Second study found that individuals who were informed about their risk weren't devastated
Giving scientists insight into the origins of a devastating illness, new research suggests that people with a genetic propensity to develop Alzheimer's disease start experiencing memory loss as early as their 50s.Unfortunately, scientists don't know of any way to prevent Alzheimer's. But an accompanying study finds that nearly everyone told of their high genetic risk of the disease was glad that they had been informed.
"In a small group, we didn't find a lot of harm done," said study author Dr. Robert Green, an Alzheimer's specialist. Even those who were told they have a 72 percent risk of developing the disease didn't tend to be devastated by the news, Green said.
Alzheimer's disease affects an estimated 5.3 million Americans, and the numbers are expected to grow as the population ages. There's no cure, although some treatments may reduce the severity of symptoms.

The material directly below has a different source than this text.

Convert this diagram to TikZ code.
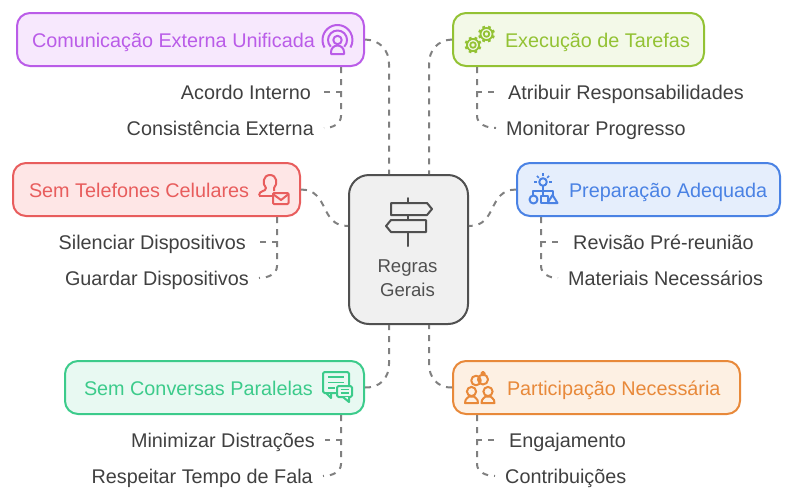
\documentclass[tikz,border=0pt]{standalone}
\usepackage{fontspec}
\setmainfont{Liberation Sans}
\usetikzlibrary{positioning}
\usetikzlibrary{calc}
\definecolor{purple}{RGB}{186,92,232}
\definecolor{purplefill}{RGB}{247,232,253}
\definecolor{green}{RGB}{147,194,52}
\definecolor{greenfill}{RGB}{243,249,232}
\definecolor{red}{RGB}{232,93,93}
\definecolor{redfill}{RGB}{254,230,230}
\definecolor{blue}{RGB}{74,130,228}
\definecolor{bluefill}{RGB}{229,238,252}
\definecolor{emerald}{RGB}{60,203,139}
\definecolor{emeraldfill}{RGB}{232,249,242}
\definecolor{orange}{RGB}{232,137,58}
\definecolor{orangefill}{RGB}{253,240,227}
\definecolor{ink}{RGB}{64,64,64}
\definecolor{slate}{RGB}{80,80,80}
\definecolor{link}{RGB}{128,128,128}
\tikzset{
  box/.style={draw=#1, fill=#1fill, text=#1, line width=2pt, rounded corners=13pt, inner sep=0pt,
    minimum height=53pt, align=flush left, text height=15.5pt, text depth=0.5pt, font=\fontsize{19.8}{23}\selectfont},
  sub/.style={text=ink, inner ysep=0pt, inner xsep=10pt, text height=15pt, text depth=1pt, font=\fontsize{19.8}{23}\selectfont},
  dashlink/.style={draw=link, line width=2pt, dash pattern=on 6pt off 6pt},
  icon/.style={draw=#1, line width=2pt, line join=round},
  pics/gear/.style={code={
    \draw[icon=green, line width=1.8pt] (0,0) circle (6pt) (0,0) circle (2.8pt);
    \foreach \a in {0,45,...,315}
      \draw[green, line width=2.8pt] (\a+22:5.5pt) -- (\a+22:8.4pt);
  }}
}
\begin{document}
\begin{tikzpicture}[x=1pt, y=-1pt]
    \useasboundingbox (0,0) rectangle (794,499);

    % centre
    \node[draw=slate, fill=black!6, line width=2pt, rounded corners=20pt, minimum width=119pt, minimum height=149pt, inner sep=0pt] (rules) at (408.5,249.5) {};
    \node[text=slate, align=center, inner sep=0pt, font=\fontsize{18.6}{24}\selectfont] (rulestext) at (407.5,278) {Regras\\Gerais};

    % main boxes
    \node[box=purple, text width=347pt] (comm) at (190.5,39.5) {\hspace*{15pt}Comunicação Externa Unificada};
    \node[box=green, text width=251pt] (exec) at (578.5,39.5) {\hspace*{52pt}Execução de Tarefas};
    \node[box=red, text width=287pt] (phones) at (156.5,189.5) {\hspace*{16pt}Sem Telefones Celulares};
    \node[box=blue, text width=263pt] (prep) at (648.5,189.5) {\hspace*{52pt}Preparação Adequada};
    \node[box=emerald, text width=299pt] (chat) at (214.5,387.5) {\hspace*{19pt}Sem Conversas Paralelas};
    \node[box=orange, text width=287pt] (part) at (596.5,387.5) {\hspace*{54pt}Participação Necessária};

    % sub items
    \node[sub, anchor=east] (agree) at (321,92) {Acordo Interno};
    \node[sub, anchor=east] (consist) at (324,128) {Consistência Externa};
    \node[sub, anchor=west] (assign) at (498,92) {Atribuir Responsabilidades};
    \node[sub, anchor=west] (monitor) at (496,128) {Monitorar Progresso};
    \node[sub, anchor=east] (silence) at (256,242) {Silenciar Dispositivos};
    \node[sub, anchor=east] (store) at (259,278) {Guardar Dispositivos};
    \node[sub, anchor=west] (review) at (563,242) {Revisão Pré-reunião};
    \node[sub, anchor=west] (material) at (558,278) {Materiais Necessários};
    \node[sub, anchor=east] (reduce) at (325,440) {Minimizar Distrações};
    \node[sub, anchor=east] (respect) at (323,476) {Respeitar Tempo de Fala};
    \node[sub, anchor=west] (engage) at (499,440) {Engajamento};
    \node[sub, anchor=west] (input) at (495,476) {Contribuições};

    % links to the centre
    \coordinate (rulesnw) at (389,174);
    \coordinate (rulesne) at (429,174);
    \coordinate (rulessw) at (389,325);
    \coordinate (rulesse) at (429,325);
    \coordinate (rulesw) at (348,226);
    \coordinate (rulese) at (469,226);
    \draw[dashlink] (comm.east) .. controls (380,40) and (389,50) .. (389,64) -- (rulesnw);
    \draw[dashlink] (exec.west) .. controls (438,40) and (429,50) .. (429,64) -- (rulesne);
    \draw[dashlink] (phones.east) .. controls (330,190) and (319,226) .. (rulesw);
    \draw[dashlink] (prep.west) .. controls (487,190) and (498,226) .. (rulese);
    \draw[dashlink] (chat.east) .. controls (380,388) and (389,378) .. (389,364) -- (rulessw);
    \draw[dashlink] (part.west) .. controls (438,388) and (429,378) .. (429,364) -- (rulesse);

    % links to the sub items
    \foreach \owner/\x/\first/\second/\side in {comm/341/agree/consist/east, exec/477/assign/monitor/west, phones/277/silence/store/east,
        prep/541/review/material/west, chat/341/reduce/respect/east, part/477/engage/input/west}
    {
      \coordinate (dropx) at (\x,0);
      \coordinate (drop) at (\owner.south -| dropx);
      \draw[dashlink] (drop) -- (drop |- \first.\side) -- (\first.\side);
      \draw[dashlink] (drop) -- ($(drop |- \second.\side)+(0,-12)$) .. controls +(0,8) and ($(\second.\side)!0.5!(drop |- \second.\side)$) .. (\second.\side);
    }

    % broadcast icon
    \draw[icon=purple] (330.8,46.7) arc (225:-45:9.5pt);
    \draw[icon=purple] (324.5,47.5) arc (210:-30:15pt);
    \draw[icon=purple] (337.5,40) circle (4.2pt);
    \draw[icon=purple] (331,54) -- (331,52) arc (180:0:6.5pt) -- (344,54) -- cycle;

    % gears
    \pic at (473,45) {gear};
    \pic at (486.5,34) {gear};

    % user and mail
    \draw[icon=red] (259,195.5) .. controls (259,190) and (266,192) .. (266,188) .. controls (262,184) and (263,175) .. (270,175)
       .. controls (277,175) and (278,184) .. (274,188) -- (274,191);
    \draw[icon=red] (259,195.5) -- (272,195.5);
    \draw[icon=red, fill=redfill, rounded corners=1pt] (273,193) rectangle (288.5,204);
    \draw[icon=red] (273.5,194.5) -- (281,200) -- (288,194.5);

    % bulb and shapes
    \draw[icon=blue] (543,182) circle (3.8pt);
    \foreach \a in {0,45,90,135,180}
      \draw[blue, line width=1.6pt] (543,182)++(\a:6pt) -- ++(\a:2.6pt);
    \draw[icon=blue] (543,186) -- (543,196) (533,195.5) -- (533,191) -- (553,191) -- (553,195);
    \draw[icon=blue] (533.5,199.5) circle (4pt);
    \draw[icon=blue] (540.5,196) rectangle (547.5,203);
    \draw[icon=blue] (552.5,195) -- (557.5,203) -- (547.5,203) -- cycle;

    % chat bubbles
    \draw[icon=emerald, rounded corners=1.5pt] (323,372) rectangle (349,393);
    \draw[icon=emerald] (331,393) -- (331,398) -- (326,393);
    \foreach \y/\xa in {377/344, 382.5/344, 388/335}
      \draw[emerald, line width=1.6pt] (328,\y) -- (\xa,\y);
    \draw[icon=emerald, fill=emeraldfill, rounded corners=1.5pt] (337,386) rectangle (352,397);
    \draw[icon=emerald, fill=emeraldfill] (343,397) -- (349,402) -- (349,397);
    \foreach \y in {389.5,393}
      \draw[emerald, line width=1.3pt] (340.5,\y) -- (349,\y);

    % rings and people
    \draw[icon=orange] (476,380.5) circle (4.8pt) (483,379.5) circle (5pt) (483,373.5) circle (1.8pt);
    \foreach \x in {471.5,488}
    {
      \draw[icon=orange] (\x,391.5) circle (4.6pt);
      \draw[icon=orange] (\x-6.5,403) .. controls (\x-6.5,398) and (\x-3,398) .. (\x-2.5,396.5) -- (\x+2.5,396.5)
         .. controls (\x+3,398) and (\x+6.5,398) .. (\x+6.5,403) -- cycle;
    }

    % signpost
    \draw[icon=slate, line cap=round] (408,198) -- (408,203) (408,215) -- (408,219) (408,232) -- (408,246);
    \draw[icon=slate] (391,203) -- (427,203) -- (432,209) -- (427,215) -- (391,215) -- cycle;
    \draw[icon=slate] (426,220) -- (391,220) -- (386,226) -- (391,232) -- (426,232) -- cycle;
\end{tikzpicture}
\end{document}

Scientists have known for some time that a genetic variation greatly boosts the risk of the disease, but it's still not clear how early the illness begins.

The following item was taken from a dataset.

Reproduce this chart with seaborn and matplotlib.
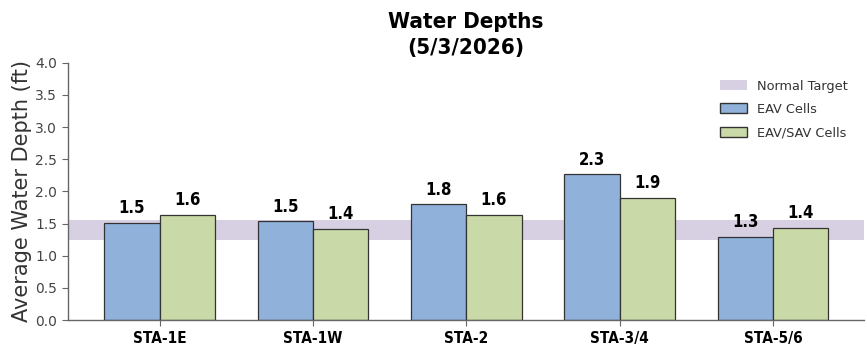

In one of the new studies, researchers looked at the genetic profiles of 815 volunteers aged 21 to 97.
Of those, 498 were at a normal genetic risk of developing Alzheimer's and 317 were at higher risk because of variations in a gene known as APOE. Of those in the latter group, 79 were at especially high risk.

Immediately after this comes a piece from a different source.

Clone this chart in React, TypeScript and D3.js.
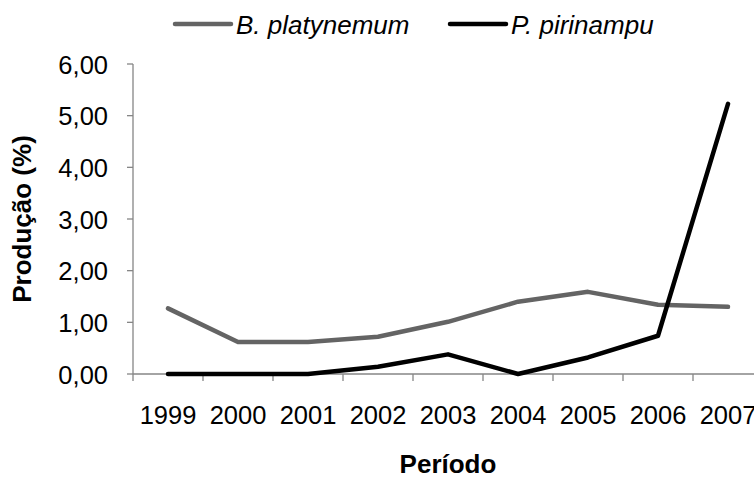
import React from "react";
import * as d3 from "d3";

const years = ["1999", "2000", "2001", "2002", "2003", "2004", "2005", "2006", "2007"];
const platynemum = [1.27, 0.62, 0.62, 0.72, 1.01, 1.4, 1.59, 1.34, 1.3];
const pirinampu = [0, 0, 0, 0.14, 0.38, 0, 0.32, 0.74, 5.23];
const yTicks = [0, 1, 2, 3, 4, 5, 6];
const seriesNames = ["B. platynemum", "P. pirinampu"];
const seriesColors = ["#646464", "#000000"];

const W = 754;
const H = 477;
const left = 133;
const right = 763;
const top = 64;
const bottom = 374;

export default function App() {
  const x = d3.scaleBand<string>().domain(years).range([left, right]).padding(0);
  const y = d3.scaleLinear().domain([0, 6]).range([bottom, top]);
  const line = d3
    .line<number>()
    .x((_, i) => (x(years[i]) as number) + x.bandwidth() / 2)
    .y((d) => y(d));
  const series = [platynemum, pirinampu];
  const fmt = (v: number) => v.toFixed(2).replace(".", ",");
  const font = "Arial, 'Liberation Sans', sans-serif";
  const axisColor = "#868686";
  const boundaries = years.map((_, i) => left + i * x.bandwidth()).concat([right]);
  const legendX = [175, 450];

  return (
    <svg
      width={W}
      height={H}
      style={{ position: "absolute", left: 0, top: 0, background: "#fff" }}
      fontFamily={font}
    >
      {/* y axis */}
      <line x1={left} x2={left} y1={top} y2={bottom} stroke={axisColor} strokeWidth={1.3} />
      {yTicks.map((t) => (
        <g key={t}>
          <line x1={left - 6} x2={left} y1={y(t)} y2={y(t)} stroke={axisColor} strokeWidth={1.3} />
          <text x={108} y={y(t) + 9.5} textAnchor="end" fontSize={25.5} fill="#000">
            {fmt(t)}
          </text>
        </g>
      ))}
      {/* x axis */}
      <line x1={left} x2={right} y1={bottom} y2={bottom} stroke={axisColor} strokeWidth={1.3} />
      {boundaries.map((b, i) => (
        <line key={i} x1={b} x2={b} y1={bottom} y2={bottom + 7} stroke={axisColor} strokeWidth={1.3} />
      ))}
      {years.map((yr) => (
        <text
          key={yr}
          x={(x(yr) as number) + x.bandwidth() / 2}
          y={424}
          textAnchor="middle"
          fontSize={25.5}
          fill="#000"
        >
          {yr}
        </text>
      ))}
      {/* series */}
      {series.map((s, i) => (
        <path
          key={i}
          d={line(s) as string}
          fill="none"
          stroke={seriesColors[i]}
          strokeWidth={4.5}
          strokeLinejoin="round"
          strokeLinecap="round"
        />
      ))}
      {/* axis titles */}
      <text x={(left + right) / 2} y={473} textAnchor="middle" fontSize={26} fontWeight="bold" fill="#000">
        Período
      </text>
      <text
        transform={`translate(31, ${(top + bottom) / 2}) rotate(-90)`}
        textAnchor="middle"
        fontSize={26}
        fontWeight="bold"
        fill="#000"
      >
        Produção (%)
      </text>
      {/* legend */}
      {seriesNames.map((n, i) => (
        <g key={n}>
          <line
            x1={legendX[i]}
            x2={legendX[i] + 56}
            y1={24}
            y2={24}
            stroke={seriesColors[i]}
            strokeWidth={4.5}
            strokeLinecap="round"
          />
          <text x={legendX[i] + 61} y={34} fontSize={26} fontStyle="italic" fill="#000">
            {n}
          </text>
        </g>
      ))}
    </svg>
  );
}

The researchers gave cognitive tests to the volunteers over several years to see if there were any differences between the groups. The results appear in the July 16 issue of the New England Journal of Medicine.
The researchers found that those at higher risk of Alzheimer's began to score worse on the tests beginning in their mid-50s.
"Normally, your scores improve," explained study author Dr. Richard Caselli. "We saw that there was some improvement early on in their 40s and early 50s, but that beginning in their mid-50s we started to see changes. They weren't improving, but were beginning to decline over time."
Those at the highest risk were most likely to suffer a decline.
Brain scans have suggested that people doomed to get Alzheimer's begin to show signs of physical problems around age 60, said Caselli, clinical core director at the Arizona Alzheimer's Disease Center and chair of neurology at the Mayo Clinic.
"Until now, nobody has been able to show that there's actual cognitive changes that accompany this," Caselli said.
Still, the mental changes are small and may not even be noticeable. "These are normal, healthy working people," he said.
In the other study, researchers assigned 162 adults with a parent who had Alzheimer's to either receive or not receive information about their own genetic risk of the disease.
Contrary to some assumptions, those who learned about their risk understood the information they were given and were glad that they had been informed, said Green, co-director of the Alzheimer's Disease Clinical & Research Program at Boston University.
"Some people are information-seekers, and they just feel better and more complete when they have more information," Green said.